The masterminds behind the “largest burglary in English legal history“ have finally been convicted. The group of men, aged between 47 to 76, were found guilty of stealing some £14 million ($20 million) in jewels, gold, and cash.
Police and security were shocked at the scene of a supposedly secure underground vault in London in April of last year. At the storage site in Hatton Garden, the center of London’s jewelry trade, the vault was covered in dust and debris. Amid scattered safety deposit boxes and power tools (they bored a hole through the vault’s wall), there was little forensic evidence to identify the “brazen burglars” who cleaned out the joint.

The heist has captured Britain’s imagination: the ingenuity of the plan, the age of the burglars, and the reason for their eventual downfall has shocked and amused the country in equal measures.
These are the eye-catching details of the case:
- The alleged ringleader, 76-year-old Brian Reader (nicknamed “The Master”) used his senior citizen’s bus pass, which gives him free travel, to get to the crime scene.
- The heist was three years in the making. The gang apparently hatched the plan in a pub in North London.

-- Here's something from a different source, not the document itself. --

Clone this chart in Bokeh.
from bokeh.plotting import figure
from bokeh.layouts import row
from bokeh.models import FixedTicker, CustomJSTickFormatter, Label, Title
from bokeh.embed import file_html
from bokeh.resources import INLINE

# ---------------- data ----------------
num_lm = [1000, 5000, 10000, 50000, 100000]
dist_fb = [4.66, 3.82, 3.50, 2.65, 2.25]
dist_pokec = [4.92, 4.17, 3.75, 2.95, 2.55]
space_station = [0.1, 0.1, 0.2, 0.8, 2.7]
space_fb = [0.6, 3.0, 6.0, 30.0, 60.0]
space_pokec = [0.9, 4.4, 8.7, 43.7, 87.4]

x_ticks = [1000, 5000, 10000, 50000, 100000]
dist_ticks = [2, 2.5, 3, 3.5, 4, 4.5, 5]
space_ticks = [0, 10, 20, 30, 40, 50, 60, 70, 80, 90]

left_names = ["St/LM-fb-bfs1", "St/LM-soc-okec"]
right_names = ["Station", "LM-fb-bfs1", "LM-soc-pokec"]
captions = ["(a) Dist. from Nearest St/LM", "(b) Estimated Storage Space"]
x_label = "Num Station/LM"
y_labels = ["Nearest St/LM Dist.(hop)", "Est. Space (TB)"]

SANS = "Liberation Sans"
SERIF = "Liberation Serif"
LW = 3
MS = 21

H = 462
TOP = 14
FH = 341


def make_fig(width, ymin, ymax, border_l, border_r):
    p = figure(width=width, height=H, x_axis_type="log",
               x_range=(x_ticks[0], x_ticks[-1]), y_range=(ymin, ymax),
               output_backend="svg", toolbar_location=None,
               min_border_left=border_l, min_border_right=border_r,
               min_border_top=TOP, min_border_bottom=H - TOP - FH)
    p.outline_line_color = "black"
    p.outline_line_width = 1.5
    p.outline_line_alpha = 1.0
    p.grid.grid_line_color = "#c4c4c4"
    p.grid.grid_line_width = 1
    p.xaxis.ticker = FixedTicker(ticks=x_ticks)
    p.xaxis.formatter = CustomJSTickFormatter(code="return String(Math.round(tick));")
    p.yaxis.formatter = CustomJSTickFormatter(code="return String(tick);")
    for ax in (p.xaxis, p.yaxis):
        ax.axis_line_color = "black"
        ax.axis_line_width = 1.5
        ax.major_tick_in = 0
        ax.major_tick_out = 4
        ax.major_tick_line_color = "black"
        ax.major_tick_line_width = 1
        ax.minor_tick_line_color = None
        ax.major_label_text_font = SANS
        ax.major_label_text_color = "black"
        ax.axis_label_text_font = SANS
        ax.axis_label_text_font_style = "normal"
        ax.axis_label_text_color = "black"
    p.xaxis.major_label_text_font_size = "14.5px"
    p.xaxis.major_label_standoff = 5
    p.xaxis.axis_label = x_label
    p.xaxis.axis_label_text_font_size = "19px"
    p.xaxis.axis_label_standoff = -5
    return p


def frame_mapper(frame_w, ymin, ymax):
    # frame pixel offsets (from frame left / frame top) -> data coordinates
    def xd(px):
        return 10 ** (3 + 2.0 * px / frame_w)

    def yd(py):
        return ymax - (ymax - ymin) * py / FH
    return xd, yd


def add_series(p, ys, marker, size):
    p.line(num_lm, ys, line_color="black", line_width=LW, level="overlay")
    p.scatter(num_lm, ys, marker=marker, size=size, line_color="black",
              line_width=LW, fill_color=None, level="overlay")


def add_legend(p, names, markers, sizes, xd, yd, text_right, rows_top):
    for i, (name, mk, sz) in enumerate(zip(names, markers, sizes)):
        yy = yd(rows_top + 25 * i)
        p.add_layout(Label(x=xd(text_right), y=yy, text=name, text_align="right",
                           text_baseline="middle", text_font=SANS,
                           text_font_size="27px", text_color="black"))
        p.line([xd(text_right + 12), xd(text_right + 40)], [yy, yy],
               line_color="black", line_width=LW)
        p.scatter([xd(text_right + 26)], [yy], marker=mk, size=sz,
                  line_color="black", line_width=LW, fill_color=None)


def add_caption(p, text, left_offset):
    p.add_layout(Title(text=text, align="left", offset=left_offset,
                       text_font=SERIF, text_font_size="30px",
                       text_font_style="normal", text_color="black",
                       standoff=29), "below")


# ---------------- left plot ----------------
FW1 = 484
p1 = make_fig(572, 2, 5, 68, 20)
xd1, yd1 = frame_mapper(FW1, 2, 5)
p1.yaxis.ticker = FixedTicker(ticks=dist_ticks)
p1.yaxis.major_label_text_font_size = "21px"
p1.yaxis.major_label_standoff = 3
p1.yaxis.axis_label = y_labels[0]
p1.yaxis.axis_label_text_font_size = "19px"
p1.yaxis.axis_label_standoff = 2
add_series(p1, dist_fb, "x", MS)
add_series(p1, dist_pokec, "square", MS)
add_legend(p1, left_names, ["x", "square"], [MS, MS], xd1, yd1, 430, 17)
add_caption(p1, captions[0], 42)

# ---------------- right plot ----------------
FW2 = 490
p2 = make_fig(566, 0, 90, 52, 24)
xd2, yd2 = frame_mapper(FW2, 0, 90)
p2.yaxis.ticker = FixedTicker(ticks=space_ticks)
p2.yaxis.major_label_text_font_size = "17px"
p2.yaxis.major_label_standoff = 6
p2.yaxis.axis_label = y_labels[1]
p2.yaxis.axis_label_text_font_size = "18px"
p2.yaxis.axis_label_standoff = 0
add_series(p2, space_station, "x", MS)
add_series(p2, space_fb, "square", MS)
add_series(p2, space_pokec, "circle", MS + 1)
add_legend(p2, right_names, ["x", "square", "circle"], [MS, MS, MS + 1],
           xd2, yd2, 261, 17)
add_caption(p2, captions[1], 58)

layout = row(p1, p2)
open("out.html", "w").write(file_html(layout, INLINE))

- The gang disguised themselves as workmen. A man known only as “Basil” let them into the building via a fire escape. Then, they climbed down an elevator shaft and spent the next two nights breaking into the vault.
- The loot was loaded into a getaway van and stashed in various hideaways, including a casserole dish and a cemetery.
- While the gang removed closed-circuit cameras from inside the building, they failed to account for video in the street. Police were able to trace the car of one of the burglars—75-year-old John “Kenny” Collins, who reportedly frustrated other gang members for falling asleep during his lookout.
- Police then set up a massive surveillance program, tracking the suspects closely. Remember the pub they hatched the plan in? Police recorded them there admitting to, and bragging about, the raid.
- Police found a copy of Forensics for Dummies at the house of one of the gang members.
The police have been able to recover some of the stolen loot, but two-thirds of it remains hidden. Most of the gang has pleaded guilty to their charges, and the only one who didn’t was found guilty by a jury.
They were “analogue criminals operating in a digital world,” according to a former investigator. The heist is “probably the last of its type.”